Wind Power in Finland

Many localities in Finland would be suitable for the generation of wind power, including coastal sites, coastal waters of the Baltic Sea, and the exposed fells of Finnish Lapland. Surveys have indicated that the total potential for wind power in marine waters alone amounts to tens of terawatt-hours a year.

More wind turbines needed

It is clearly possible for Finland to increase its wind power considerably from today’s modest levels. In May 2009 Finland had a total of 118 working wind power plants, with a total capacity of 144 MW. Wind power accounts for about 0.3% of the electricity consumed in Finland.

The 2008 National Climate and Energy Strategy includes a target that six terawatt hours a year should be generated using wind power in Finland by 2020. This would necessitate an increase in total national wind power capacity to around 2,000 MW.

Limited environmental impacts

Generating electricity using wind power only has relatively minor environmental impacts – especially since it does not result in any emissions. Landscape impacts, land use, bird strikes and localised noise problems are the most significant issues.

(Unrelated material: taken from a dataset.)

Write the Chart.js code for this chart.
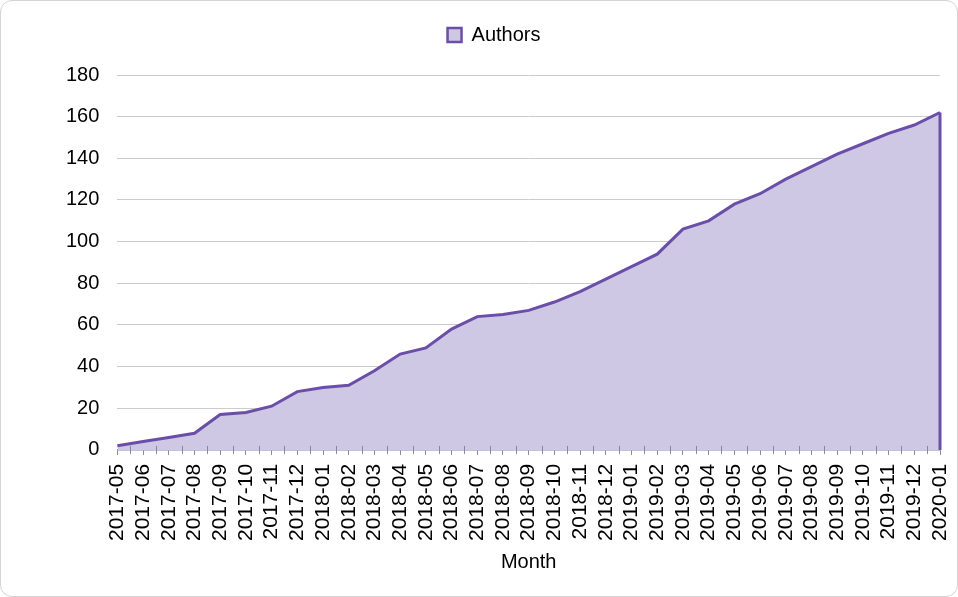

The most serious considerations relate to the visual impacts of wind turbines on landscapes, since these tall structures are prominently visible over long distances. New wind turbines have to be located as sensitively as possible, to ensure they do not spoil areas of natural beauty. Suitable locations may be found offshore or in areas where they can fit in well into existing cultural landscapes.

Turbines increasing in size

The largest turbines in use in Finland today have a capacity of 2-3 MW. In future, larger turbines with capacities of around 5 MW are likely to become more common, especially in marine locations, but also where possible on land.